— What needs to be done —
Exclude the pictures, then copy word for word the lines running from the beginning of the records through the line with "W, H = 646, 414".

Rows from a dataset of charts and code

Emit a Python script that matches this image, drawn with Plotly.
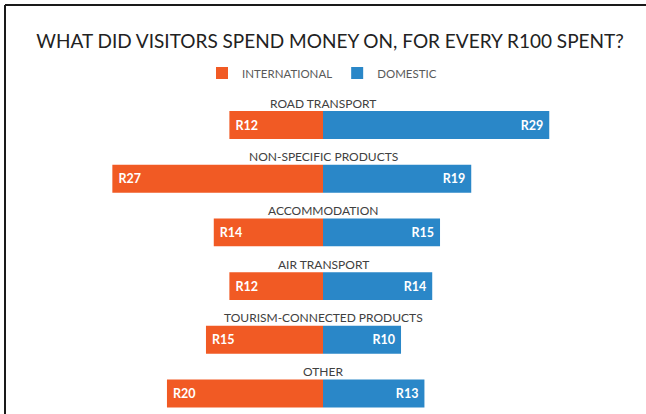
import plotly.graph_objects as go

# Spending per R100, by category
categories = [
    "ROAD TRANSPORT",
    "NON-SPECIFIC PRODUCTS",
    "ACCOMMODATION",
    "AIR TRANSPORT",
    "TOURISM-CONNECTED PRODUCTS",
    "OTHER",
]
international = [12, 27, 14, 12, 15, 20]
domestic = [29, 19, 15, 14, 10, 13]

ORANGE = "#F15A24"
BLUE = "#2A87C8"
FONT = "Lato, Liberation Sans, sans-serif"
NBSP = "\u00a0"

W, H = 646, 414

fig = go.Figure()

fig.add_trace(go.Bar(
    name="INTERNATIONAL",
    y=categories,
    x=[-v for v in international],
    orientation="h",
    marker=dict(color=ORANGE, line=dict(width=0)),
    width=0.52,
    text=[f"{NBSP}R{v}" for v in international],
    textposition="inside",
    insidetextanchor="end",
    textfont=dict(family=FONT, size=12.5, color="white", weight="bold"),
    hoverinfo="skip",
))

fig.add_trace(go.Bar(
    name="DOMESTIC",
    y=categories,
    x=domestic,
    orientation="h",
    marker=dict(color=BLUE, line=dict(width=0)),
    width=0.52,
    text=[f"R{v}{NBSP}" for v in domestic],
    textposition="inside",
    insidetextanchor="end",
    textfont=dict(family=FONT, size=12.5, color="white", weight="bold"),
    hoverinfo="skip",
))

# Category names centred above each pair of bars
for c in categories:
    fig.add_annotation(
        x=0, y=c, xref="x", yref="y",
        text=c, showarrow=False,
        yshift=22, xanchor="center", yanchor="middle",
        font=dict(family=FONT, size=12, color="#404040"),
    )

# Frame lines on the left and top edges
fig.add_shape(type="line", xref="paper", yref="paper",
              x0=5 / W, x1=5 / W, y0=0, y1=1 - 5 / H,
              line=dict(color="#1a1a1a", width=2))
fig.add_shape(type="line", xref="paper", yref="paper",
              x0=5 / W, x1=1, y0=1 - 5 / H, y1=1 - 5 / H,
              line=dict(color="#1a1a1a", width=2))

fig.update_layout(
    width=W, height=H,
    margin=dict(l=0, r=0, t=0, b=0),
    paper_bgcolor="white",
    plot_bgcolor="white",
    barmode="relative",
    title=dict(
        text="WHAT DID VISITORS SPEND MONEY ON, FOR EVERY R100 SPENT?",
        x=330 / W, xanchor="center",
        y=1 - 41 / H, yanchor="middle", yref="container",
        font=dict(family=FONT, size=19, color="#222222"),
    ),
    legend=dict(
        orientation="h",
        x=322 / W, xanchor="center",
        y=1 - 73 / H, yanchor="middle",
        font=dict(family=FONT, size=11.5, color="#595959"),
        bgcolor="rgba(0,0,0,0)",
        itemwidth=30,
        itemclick=False, itemdoubleclick=False,
    ),
    xaxis=dict(range=[-41.4, 41.4], visible=False, fixedrange=True),
    yaxis=dict(range=[5.382, -2.328], visible=False, fixedrange=True),
    showlegend=True,
)

fig.write_html("out.html")
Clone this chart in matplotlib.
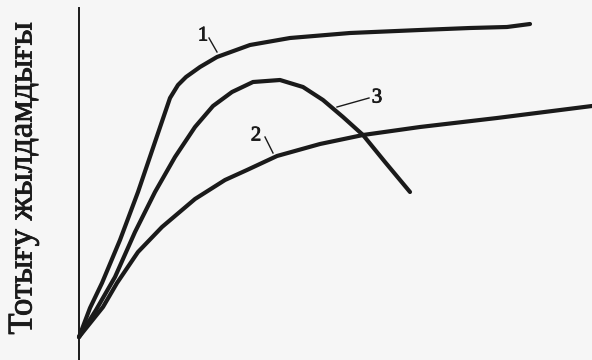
import matplotlib
matplotlib.use("Agg")
import matplotlib.pyplot as plt
import matplotlib.patheffects as pe

# кривые: время (усл. ед.) и скорость окисления (усл. ед.)
t1 = [0, 11, 23, 41, 59, 76, 91, 99, 107, 121, 138, 171, 211, 271, 341, 391, 428, 451]
v1 = [0, 29, 54, 97, 145, 195, 239, 252, 260, 270, 280, 292, 299, 304, 307, 309, 310, 313]

t2 = [0, 24, 38, 59, 83, 116, 146, 168, 198, 241, 284, 341, 418, 513]
v2 = [0, 30, 54, 85, 110, 138, 157, 167, 181, 193, 202, 210, 219, 231]

t3 = [0, 17, 36, 56, 76, 96, 116, 134, 153, 174, 201, 224, 244, 264, 284, 306, 331]
v3 = [0, 27, 60, 105, 145, 180, 210, 231, 245, 255, 257, 250, 237, 220, 202, 175, 145]

ylabel = "Тотығу жылдамдығы"
ink = "#1a1a1a"
serif = "Liberation Serif"

fig = plt.figure(figsize=(5.92, 3.6), dpi=100)
fig.patch.set_facecolor("#f6f6f6")
ax = fig.add_axes([0, 0, 1, 1])
ax.set_facecolor("#f6f6f6")
ax.set_xlim(-79, 513)
ax.set_ylim(-23, 337)

for t, v in [(t1, v1), (t2, v2), (t3, v3)]:
    ax.plot(t, v, color=ink, lw=3.0, solid_joinstyle="round", solid_capstyle="round")

# ось
ax.plot([0, 0], [-23, 329], color=ink, lw=1.4)

# номера кривых с выносками
stroke = [pe.withStroke(linewidth=0.6, foreground=ink)]
ax.text(124, 301, "1", fontsize=15, family=serif, ha="center", va="center", color=ink, path_effects=stroke)
ax.plot([130, 138], [299, 285], color=ink, lw=1.0)
ax.text(177, 201, "2", fontsize=15, family=serif, ha="center", va="center", color=ink, path_effects=stroke)
ax.plot([186, 194], [200, 184], color=ink, lw=1.0)
ax.text(298, 239, "3", fontsize=15, family=serif, ha="center", va="center", color=ink, path_effects=stroke)
ax.plot([258, 290], [230, 239], color=ink, lw=1.0)

ax.text(-56, 159, ylabel, rotation=90, fontsize=25, family=serif,
        ha="center", va="center", color=ink, path_effects=stroke)

ax.axis("off")
fig.savefig("out.png", dpi=100, facecolor=fig.get_facecolor())
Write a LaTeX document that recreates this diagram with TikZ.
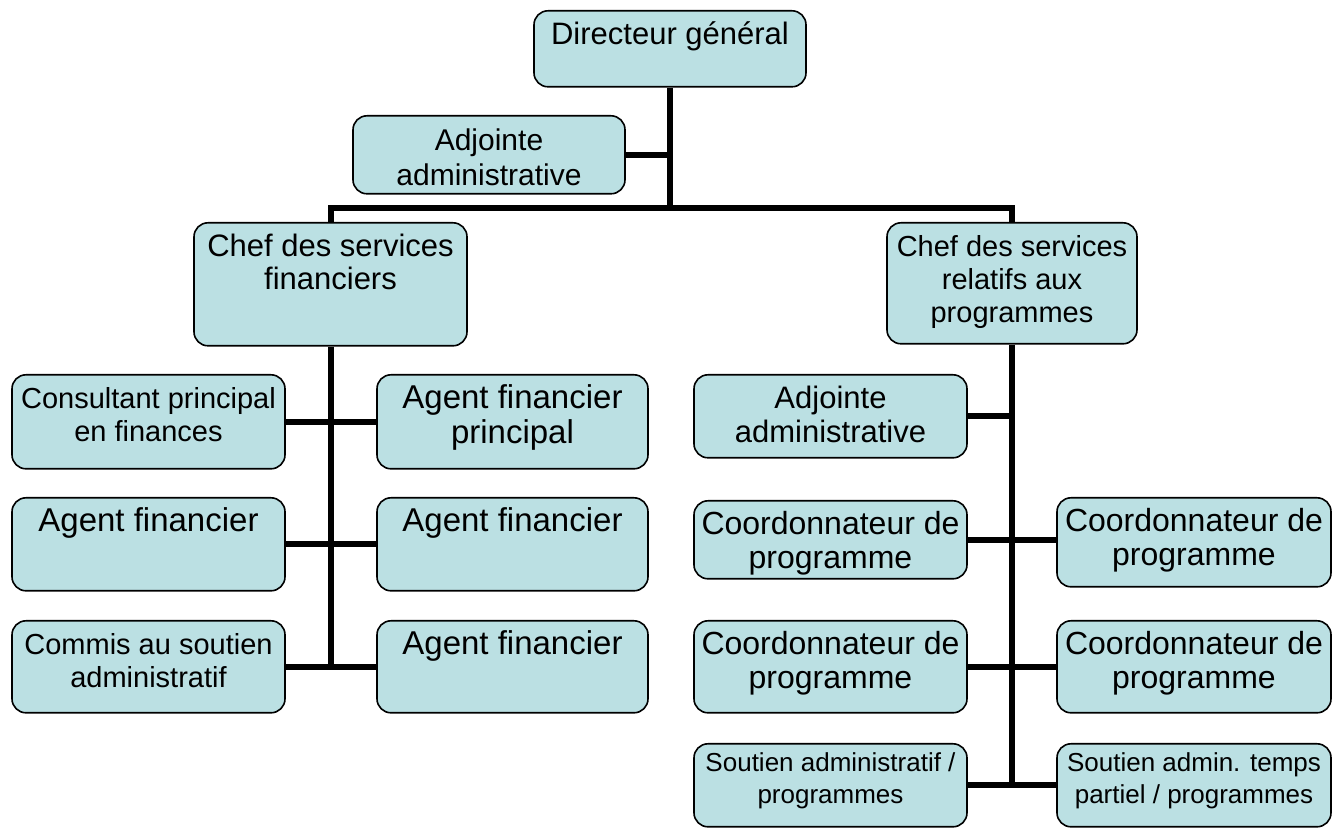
\documentclass[tikz,border=0pt]{standalone}
\usepackage{fontspec}
\setmainfont{Liberation Sans}
\usepackage{xcolor}
\usepackage{tikz}
\usetikzlibrary{positioning}
\definecolor{boxfill}{RGB}{187,224,227}

\begin{document}
\begin{tikzpicture}[
x=0.5pt,y=-0.5pt,
box/.style={draw,fill=boxfill,line width=0.8pt,rounded corners=7pt,align=center,anchor=north,inner xsep=2pt,inner ysep=3pt},
tb/.style 2 args={text height=#1,text depth=#2},
small/.style={font=\fontsize{13}{16}\selectfont},
conn/.style={line width=3pt}
]
\useasboundingbox (0,0) rectangle (1335,828);
\node[box,minimum width=136pt,tb={14pt}{18pt},font=\fontsize{15.5}{17}\selectfont] (dg) at (670,10) {Directeur général};
\node[box,minimum width=136pt,tb={32pt}{1pt},font=\fontsize{15}{17.5}\selectfont] (adjdg) at (489,115) {Adjointe\\administrative};
\coordinate (hub) at (670,208);
\node[box,minimum width=136.5pt,tb={30.5pt}{25pt},font=\fontsize{15.5}{16.5}\selectfont] (chfin) at (330.5,222) {Chef des services\\financiers};
\node[box,minimum width=125pt,tb={47pt}{7.5pt},font=\fontsize{14.5}{16.5}\selectfont] (chprog) at (1012,222) {Chef des services\\relatifs aux\\programmes};
\node[box,minimum width=136.5pt,tb={30.5pt}{10.5pt},font=\fontsize{14.5}{16.5}\selectfont] (cons) at (148.5,374) {Consultant principal\\en finances};
\node[box,minimum width=135.5pt,tb={31.5pt}{9.5pt},font=\fontsize{16.5}{17.5}\selectfont] (afp) at (512.5,374) {Agent financier\\principal};
\node[box,minimum width=136.5pt,tb={14pt}{26.5pt},font=\fontsize{16.5}{17.5}\selectfont] (af1) at (148.5,497) {Agent financier};
\node[box,minimum width=135.5pt,tb={14pt}{26.5pt},font=\fontsize{16.5}{17.5}\selectfont] (af2) at (512.5,497) {Agent financier};
\node[box,minimum width=136.5pt,tb={30.5pt}{9.5pt},font=\fontsize{14.5}{16.5}\selectfont] (commis) at (148.5,620) {Commis au soutien\\administratif};
\node[box,minimum width=135.5pt,tb={14pt}{26pt},font=\fontsize{16.5}{17.5}\selectfont] (af3) at (512.5,620) {Agent financier};
\node[box,minimum width=136.5pt,tb={31pt}{4.5pt},font=\fontsize{15.5}{17}\selectfont] (adjprog) at (830.5,374) {Adjointe\\administrative};
\node[box,minimum width=136.5pt,tb={31pt}{2pt},font=\fontsize{16}{17}\selectfont] (cp1) at (830.5,500) {Coordonnateur de\\programme};
\node[box,minimum width=137pt,tb={31pt}{7.5pt},font=\fontsize{16}{17}\selectfont] (cp2) at (1194,497) {Coordonnateur de\\programme};
\node[box,minimum width=136.5pt,tb={31pt}{9pt},font=\fontsize{16}{17}\selectfont] (cp3) at (830.5,620) {Coordonnateur de\\programme};
\node[box,minimum width=137pt,tb={31pt}{9pt},font=\fontsize{16}{17}\selectfont] (cp4) at (1194,620) {Coordonnateur de\\programme};
\node[box,small,minimum width=136.5pt,tb={27pt}{8.5pt}] (sap) at (830.5,743) {Soutien administratif /\\programmes};
\node[box,small,minimum width=137pt,tb={27pt}{8.5pt}] (satp) at (1194,743) {Soutien admin. temps\\partiel / programmes};
\draw[conn] (dg) -- (hub);
\draw[conn] (adjdg.east) -- (adjdg.east -| hub);
\draw[conn] (chfin) |- (hub) -| (chprog);
\draw[conn] (chfin) -- (chfin |- commis.east);
\draw[conn] (cons.east) -- (cons.east -| afp.west);
\draw[conn] (af1.east) -- (af1.east -| af2.west);
\draw[conn] (commis.east) -- (commis.east -| af3.west);
\draw[conn] (chprog) -- (chprog |- sap.east);
\draw[conn] (adjprog.east) -- (adjprog.east -| chprog);
\draw[conn] (cp1.east) -- (cp1.east -| cp2.west);
\draw[conn] (cp3.east) -- (cp3.east -| cp4.west);
\draw[conn] (sap.east) -- (sap.east -| satp.west);
\end{tikzpicture}
\end{document}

— Right answer —
Emit a Python script that matches this image, drawn with Plotly.
import plotly.graph_objects as go

# Spending per R100, by category
categories = [
    "ROAD TRANSPORT",
    "NON-SPECIFIC PRODUCTS",
    "ACCOMMODATION",
    "AIR TRANSPORT",
    "TOURISM-CONNECTED PRODUCTS",
    "OTHER",
]
international = [12, 27, 14, 12, 15, 20]
domestic = [29, 19, 15, 14, 10, 13]

ORANGE = "#F15A24"
BLUE = "#2A87C8"
FONT = "Lato, Liberation Sans, sans-serif"
NBSP = "\u00a0"

W, H = 646, 414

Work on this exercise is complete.